■ **DATA LINES**:
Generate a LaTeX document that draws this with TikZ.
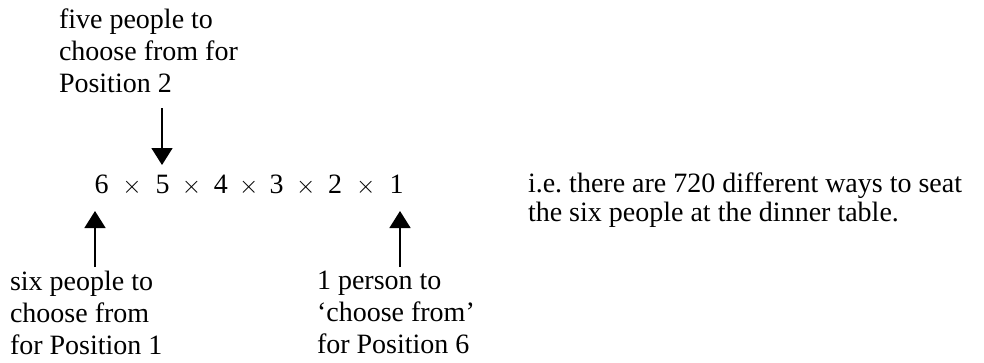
\documentclass[tikz,border=0pt]{standalone}
\usepackage{fontspec}
\setmainfont{Liberation Serif}
\frenchspacing
\usetikzlibrary{arrows.meta,calc}
\tikzset{
  lbl/.style={inner sep=0pt, outer sep=0pt, anchor=north west, align=left, font=\fontsize{28}{32}\selectfont},
  rlbl/.style={inner sep=0pt, outer sep=0pt, anchor=north west, align=left, font=\fontsize{28}{29}\selectfont},
  dig/.style={inner sep=0pt, outer sep=0pt, anchor=base, font=\fontsize{28}{32}\selectfont},
  ptr/.style={line width=1.6pt, -{Triangle[width=21pt,length=17pt]}}
}
\begin{document}
\begin{tikzpicture}[x=1pt,y=-1pt]
\useasboundingbox (0,0) rectangle (984,362);
% equation
\node[dig] (d6) at (101.7,193) {6};
\node[dig] (x1) at (132,193) {$\times$};
\node[dig] (d5) at (162.5,193) {5};
\node[dig] (x2) at (191.5,193) {$\times$};
\node[dig] (d4) at (220.8,193) {4};
\node[dig] (x3) at (248.7,193) {$\times$};
\node[dig] (d3) at (276.7,193) {3};
\node[dig] (x4) at (305.8,193) {$\times$};
\node[dig] (d2) at (335,193) {2};
\node[dig] (x5) at (365.8,193) {$\times$};
\node[dig] (d1) at (396.7,193) {1};
% labels
\node[lbl] (top) at (59,9) {five people to\\choose from for\\Position 2};
\node[lbl] (bl) at (10,271) {six people to\\choose from\\for Position 1};
\node[lbl] (br) at (317,271) {1 person to\\‘choose from’\\for Position 6};
\node[rlbl] (res) at (528,173) {i.e.\ there are 720 different ways to seat\\the six people at the dinner table.};
% arrow ends
\coordinate (a5s) at (162,108);
\coordinate (a5e) at (162,165);
\coordinate (a6s) at (95,267);
\coordinate (a6e) at (95,211);
\coordinate (a1s) at (400,267);
\coordinate (a1e) at (400,211);
\draw[ptr] (a5s) -- (a5e);
\draw[ptr] (a6s) -- (a6e);
\draw[ptr] (a1s) -- (a1e);
\end{tikzpicture}
\end{document}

■ **WHAT TO PRODUCE**: Repeat the material above verbatim. Leave the pictures behind.

■ **RESPONSE TO THE EXERCISE**:
Generate a LaTeX document that draws this with TikZ.
\documentclass[tikz,border=0pt]{standalone}
\usepackage{fontspec}
\setmainfont{Liberation Serif}
\frenchspacing
\usetikzlibrary{arrows.meta,calc}
\tikzset{
  lbl/.style={inner sep=0pt, outer sep=0pt, anchor=north west, align=left, font=\fontsize{28}{32}\selectfont},
  rlbl/.style={inner sep=0pt, outer sep=0pt, anchor=north west, align=left, font=\fontsize{28}{29}\selectfont},
  dig/.style={inner sep=0pt, outer sep=0pt, anchor=base, font=\fontsize{28}{32}\selectfont},
  ptr/.style={line width=1.6pt, -{Triangle[width=21pt,length=17pt]}}
}
\begin{document}
\begin{tikzpicture}[x=1pt,y=-1pt]
\useasboundingbox (0,0) rectangle (984,362);
% equation
\node[dig] (d6) at (101.7,193) {6};
\node[dig] (x1) at (132,193) {$\times$};
\node[dig] (d5) at (162.5,193) {5};
\node[dig] (x2) at (191.5,193) {$\times$};
\node[dig] (d4) at (220.8,193) {4};
\node[dig] (x3) at (248.7,193) {$\times$};
\node[dig] (d3) at (276.7,193) {3};
\node[dig] (x4) at (305.8,193) {$\times$};
\node[dig] (d2) at (335,193) {2};
\node[dig] (x5) at (365.8,193) {$\times$};
\node[dig] (d1) at (396.7,193) {1};
% labels
\node[lbl] (top) at (59,9) {five people to\\choose from for\\Position 2};
\node[lbl] (bl) at (10,271) {six people to\\choose from\\for Position 1};
\node[lbl] (br) at (317,271) {1 person to\\‘choose from’\\for Position 6};
\node[rlbl] (res) at (528,173) {i.e.\ there are 720 different ways to seat\\the six people at the dinner table.};
% arrow ends
\coordinate (a5s) at (162,108);
\coordinate (a5e) at (162,165);
\coordinate (a6s) at (95,267);
\coordinate (a6e) at (95,211);
\coordinate (a1s) at (400,267);
\coordinate (a1e) at (400,211);
\draw[ptr] (a5s) -- (a5e);
\draw[ptr] (a6s) -- (a6e);
\draw[ptr] (a1s) -- (a1e);
\end{tikzpicture}
\end{document}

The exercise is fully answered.